Covers the ESRS S3 (affected communities) disclosure for supply chain-related community impacts: identification of affected communities in the supply chain map from Module 2.1 (geographic areas where significant community impacts have been found through NGOs, media, or community complaints), material impacts from the community rights section of Module 1.1 and the hotspot analysis from Module 2.1, the engagement processes used (community consultation records, grievance mechanism data), and the actions taken and metrics tracking. Provides an overview of the ESRS E4 (biodiversity and ecosystems) disclosure for companies with agricultural supply chains, covering deforestation and land conversion disclosure requirements, connecting to the EUDR due diligence in Track 7 Module 2.3, and noting the ESRS E4 disclosure obligations for companies where supply chain deforestation is a material impact.
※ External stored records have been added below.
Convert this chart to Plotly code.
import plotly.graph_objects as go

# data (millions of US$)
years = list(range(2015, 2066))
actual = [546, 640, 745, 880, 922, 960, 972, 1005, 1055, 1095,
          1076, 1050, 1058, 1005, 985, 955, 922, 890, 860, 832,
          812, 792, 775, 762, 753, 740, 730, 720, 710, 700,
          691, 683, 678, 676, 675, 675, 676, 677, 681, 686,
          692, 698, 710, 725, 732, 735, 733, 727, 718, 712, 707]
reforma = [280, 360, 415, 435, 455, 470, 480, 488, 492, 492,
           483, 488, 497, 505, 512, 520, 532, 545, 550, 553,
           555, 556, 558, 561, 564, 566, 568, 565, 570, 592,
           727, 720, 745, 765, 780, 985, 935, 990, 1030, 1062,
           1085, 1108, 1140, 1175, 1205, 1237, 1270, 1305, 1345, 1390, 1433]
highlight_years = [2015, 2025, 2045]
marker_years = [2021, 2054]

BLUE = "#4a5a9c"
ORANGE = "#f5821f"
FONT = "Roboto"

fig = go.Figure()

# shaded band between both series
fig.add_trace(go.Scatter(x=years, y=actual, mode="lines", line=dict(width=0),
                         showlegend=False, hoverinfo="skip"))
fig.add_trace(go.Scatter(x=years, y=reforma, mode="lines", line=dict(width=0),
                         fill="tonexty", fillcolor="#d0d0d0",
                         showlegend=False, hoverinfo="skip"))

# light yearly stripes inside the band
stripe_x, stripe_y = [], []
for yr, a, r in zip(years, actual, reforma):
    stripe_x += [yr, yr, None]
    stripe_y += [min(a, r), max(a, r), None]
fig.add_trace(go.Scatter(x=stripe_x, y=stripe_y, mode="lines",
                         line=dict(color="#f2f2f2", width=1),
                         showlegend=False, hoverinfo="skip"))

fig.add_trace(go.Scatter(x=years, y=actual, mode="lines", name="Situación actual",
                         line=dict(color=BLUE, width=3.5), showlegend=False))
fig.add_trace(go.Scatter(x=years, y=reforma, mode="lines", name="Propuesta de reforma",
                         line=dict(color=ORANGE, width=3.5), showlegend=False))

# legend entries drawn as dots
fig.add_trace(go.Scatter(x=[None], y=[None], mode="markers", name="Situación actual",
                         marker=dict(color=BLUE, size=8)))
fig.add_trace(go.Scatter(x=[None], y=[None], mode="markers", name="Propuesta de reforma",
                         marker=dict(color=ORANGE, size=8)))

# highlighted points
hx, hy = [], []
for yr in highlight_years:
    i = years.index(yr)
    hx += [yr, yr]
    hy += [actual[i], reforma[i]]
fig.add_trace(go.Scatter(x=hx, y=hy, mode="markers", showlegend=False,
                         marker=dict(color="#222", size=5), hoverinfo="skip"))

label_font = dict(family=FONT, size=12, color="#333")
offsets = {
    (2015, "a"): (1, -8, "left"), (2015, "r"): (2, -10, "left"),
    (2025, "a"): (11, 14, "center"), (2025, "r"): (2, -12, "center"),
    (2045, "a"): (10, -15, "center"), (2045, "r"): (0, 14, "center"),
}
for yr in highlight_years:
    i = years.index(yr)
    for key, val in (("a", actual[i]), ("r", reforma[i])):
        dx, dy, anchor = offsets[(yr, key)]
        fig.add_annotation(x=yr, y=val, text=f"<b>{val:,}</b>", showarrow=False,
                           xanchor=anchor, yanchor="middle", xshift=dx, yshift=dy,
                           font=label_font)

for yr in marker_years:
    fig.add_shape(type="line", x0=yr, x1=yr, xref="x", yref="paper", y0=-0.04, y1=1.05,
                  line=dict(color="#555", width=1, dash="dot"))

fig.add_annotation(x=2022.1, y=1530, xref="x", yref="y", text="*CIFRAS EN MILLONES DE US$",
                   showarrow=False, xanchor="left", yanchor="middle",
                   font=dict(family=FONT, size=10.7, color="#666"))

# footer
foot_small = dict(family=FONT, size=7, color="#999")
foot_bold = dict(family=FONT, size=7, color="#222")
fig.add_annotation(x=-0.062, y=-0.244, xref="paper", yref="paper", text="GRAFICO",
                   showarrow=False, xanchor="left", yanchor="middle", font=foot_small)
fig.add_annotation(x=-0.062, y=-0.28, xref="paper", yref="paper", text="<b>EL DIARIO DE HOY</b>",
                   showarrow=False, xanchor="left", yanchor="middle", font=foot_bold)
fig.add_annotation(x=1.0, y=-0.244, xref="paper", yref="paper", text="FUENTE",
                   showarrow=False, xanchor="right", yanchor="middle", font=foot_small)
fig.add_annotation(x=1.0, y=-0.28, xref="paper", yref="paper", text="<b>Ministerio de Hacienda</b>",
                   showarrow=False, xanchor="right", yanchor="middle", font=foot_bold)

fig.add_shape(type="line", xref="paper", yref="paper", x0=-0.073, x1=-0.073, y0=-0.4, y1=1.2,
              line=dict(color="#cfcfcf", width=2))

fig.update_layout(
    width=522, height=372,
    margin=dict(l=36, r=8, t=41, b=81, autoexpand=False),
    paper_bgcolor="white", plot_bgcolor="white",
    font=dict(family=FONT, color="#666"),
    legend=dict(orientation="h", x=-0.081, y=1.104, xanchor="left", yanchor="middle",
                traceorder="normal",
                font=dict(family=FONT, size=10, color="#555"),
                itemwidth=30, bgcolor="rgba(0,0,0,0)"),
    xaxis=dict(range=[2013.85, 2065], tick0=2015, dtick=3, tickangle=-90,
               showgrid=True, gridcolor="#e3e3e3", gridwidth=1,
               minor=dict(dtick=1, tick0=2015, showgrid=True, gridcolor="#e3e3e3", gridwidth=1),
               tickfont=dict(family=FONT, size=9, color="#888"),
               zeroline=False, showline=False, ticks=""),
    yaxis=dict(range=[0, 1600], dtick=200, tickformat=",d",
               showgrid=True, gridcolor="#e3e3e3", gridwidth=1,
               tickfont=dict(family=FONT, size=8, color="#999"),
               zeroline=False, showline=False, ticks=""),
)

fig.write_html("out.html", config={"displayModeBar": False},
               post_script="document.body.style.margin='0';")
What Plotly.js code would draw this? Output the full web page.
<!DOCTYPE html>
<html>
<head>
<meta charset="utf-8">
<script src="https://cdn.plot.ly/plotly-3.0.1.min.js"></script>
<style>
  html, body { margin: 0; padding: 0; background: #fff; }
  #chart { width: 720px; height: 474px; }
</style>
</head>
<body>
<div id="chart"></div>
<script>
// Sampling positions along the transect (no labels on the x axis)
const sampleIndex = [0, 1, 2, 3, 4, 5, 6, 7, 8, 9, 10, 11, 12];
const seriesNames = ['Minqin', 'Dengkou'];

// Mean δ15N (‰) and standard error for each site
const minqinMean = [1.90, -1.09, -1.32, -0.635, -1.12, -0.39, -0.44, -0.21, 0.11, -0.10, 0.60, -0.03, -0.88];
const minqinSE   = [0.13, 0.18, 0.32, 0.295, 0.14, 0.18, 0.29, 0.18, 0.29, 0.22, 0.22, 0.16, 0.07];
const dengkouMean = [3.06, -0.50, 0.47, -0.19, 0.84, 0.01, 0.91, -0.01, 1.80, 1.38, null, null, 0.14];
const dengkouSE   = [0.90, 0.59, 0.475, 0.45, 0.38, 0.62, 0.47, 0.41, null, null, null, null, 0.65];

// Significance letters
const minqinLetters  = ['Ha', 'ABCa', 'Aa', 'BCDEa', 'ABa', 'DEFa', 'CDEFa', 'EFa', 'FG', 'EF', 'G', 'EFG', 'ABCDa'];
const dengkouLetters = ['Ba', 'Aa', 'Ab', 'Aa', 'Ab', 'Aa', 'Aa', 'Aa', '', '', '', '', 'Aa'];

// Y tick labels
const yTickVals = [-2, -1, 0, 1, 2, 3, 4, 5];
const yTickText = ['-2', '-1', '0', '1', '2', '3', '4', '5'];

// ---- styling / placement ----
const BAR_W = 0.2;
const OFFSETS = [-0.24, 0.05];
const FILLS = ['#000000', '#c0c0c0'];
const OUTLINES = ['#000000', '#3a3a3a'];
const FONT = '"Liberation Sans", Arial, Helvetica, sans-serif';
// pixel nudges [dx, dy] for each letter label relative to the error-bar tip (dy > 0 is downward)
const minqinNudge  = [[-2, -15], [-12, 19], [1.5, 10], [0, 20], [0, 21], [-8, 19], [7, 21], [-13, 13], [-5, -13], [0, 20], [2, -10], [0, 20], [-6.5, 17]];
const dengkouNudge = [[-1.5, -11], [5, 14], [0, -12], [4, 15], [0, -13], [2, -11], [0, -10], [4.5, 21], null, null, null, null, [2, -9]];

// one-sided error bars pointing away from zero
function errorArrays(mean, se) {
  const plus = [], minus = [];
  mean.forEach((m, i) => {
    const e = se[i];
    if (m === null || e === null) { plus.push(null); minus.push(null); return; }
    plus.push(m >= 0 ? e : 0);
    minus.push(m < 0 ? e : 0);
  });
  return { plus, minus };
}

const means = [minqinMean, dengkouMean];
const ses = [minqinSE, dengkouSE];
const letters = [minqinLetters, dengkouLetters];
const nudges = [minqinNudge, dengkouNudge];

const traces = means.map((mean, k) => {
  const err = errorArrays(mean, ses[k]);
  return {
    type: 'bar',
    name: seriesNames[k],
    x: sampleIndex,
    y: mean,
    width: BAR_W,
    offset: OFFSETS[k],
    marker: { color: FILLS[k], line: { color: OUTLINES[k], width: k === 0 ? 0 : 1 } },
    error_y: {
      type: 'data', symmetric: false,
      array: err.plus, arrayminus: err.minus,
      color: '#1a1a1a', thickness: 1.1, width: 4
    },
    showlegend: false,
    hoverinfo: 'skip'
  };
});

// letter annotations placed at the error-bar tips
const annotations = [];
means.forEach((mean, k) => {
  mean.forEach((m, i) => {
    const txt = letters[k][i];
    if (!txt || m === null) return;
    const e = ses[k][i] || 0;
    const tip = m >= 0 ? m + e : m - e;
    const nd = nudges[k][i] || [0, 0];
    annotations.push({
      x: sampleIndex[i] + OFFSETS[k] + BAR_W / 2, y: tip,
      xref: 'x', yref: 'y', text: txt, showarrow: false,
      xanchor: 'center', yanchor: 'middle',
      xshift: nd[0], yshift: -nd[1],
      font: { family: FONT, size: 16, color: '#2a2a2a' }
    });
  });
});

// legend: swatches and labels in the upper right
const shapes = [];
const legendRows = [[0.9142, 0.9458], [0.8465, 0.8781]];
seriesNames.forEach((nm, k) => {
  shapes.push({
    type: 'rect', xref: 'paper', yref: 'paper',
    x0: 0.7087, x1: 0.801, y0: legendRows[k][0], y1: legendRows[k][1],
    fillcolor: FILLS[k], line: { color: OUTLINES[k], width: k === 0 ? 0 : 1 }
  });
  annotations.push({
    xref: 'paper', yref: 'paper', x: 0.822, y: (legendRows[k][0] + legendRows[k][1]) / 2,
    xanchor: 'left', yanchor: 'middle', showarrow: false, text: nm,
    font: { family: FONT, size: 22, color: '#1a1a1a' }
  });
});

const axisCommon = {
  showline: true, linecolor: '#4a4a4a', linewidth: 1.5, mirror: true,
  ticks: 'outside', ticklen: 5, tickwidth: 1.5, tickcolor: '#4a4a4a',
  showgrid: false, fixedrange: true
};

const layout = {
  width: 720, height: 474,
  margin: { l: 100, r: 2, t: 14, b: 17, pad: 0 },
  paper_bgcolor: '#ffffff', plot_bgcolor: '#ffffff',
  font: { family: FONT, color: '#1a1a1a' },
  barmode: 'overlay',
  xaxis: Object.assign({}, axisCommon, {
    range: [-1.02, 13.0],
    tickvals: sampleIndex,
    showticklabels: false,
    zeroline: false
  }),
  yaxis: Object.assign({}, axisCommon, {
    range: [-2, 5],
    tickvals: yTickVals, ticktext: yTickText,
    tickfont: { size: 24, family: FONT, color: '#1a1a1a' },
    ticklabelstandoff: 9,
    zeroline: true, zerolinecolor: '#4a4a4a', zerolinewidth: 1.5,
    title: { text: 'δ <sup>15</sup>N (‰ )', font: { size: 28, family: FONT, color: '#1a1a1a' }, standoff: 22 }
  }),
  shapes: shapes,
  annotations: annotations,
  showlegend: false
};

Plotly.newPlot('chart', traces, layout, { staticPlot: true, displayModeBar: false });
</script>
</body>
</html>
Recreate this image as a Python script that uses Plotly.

Guides assembly of the complete CSRD sustainability statement value chain sections — integrating ESRS E1 Scope 3, S2, and S3 disclosures with internal cross-references — and preparation of the evidence mapping document connecting each disclosure to its underlying source data: ESRS E1 Scope 3 figures link to GHG inventory calculation workbooks from Track 1 Module 2.1; S2 audit results link to SMETA reports and corrective action tracker from Module 2.2; S3 community impact disclosures link to consultation records and complaints mechanism data; supply chain map disclosures link to supplier disclosure data and open data source extracts from Module 2.1. The evidence mapping document is reviewed by the external assurance provider during the CSRD limited assurance engagement. The capstone deliverable is the complete value chain sustainability statement sections and the evidence mapping document.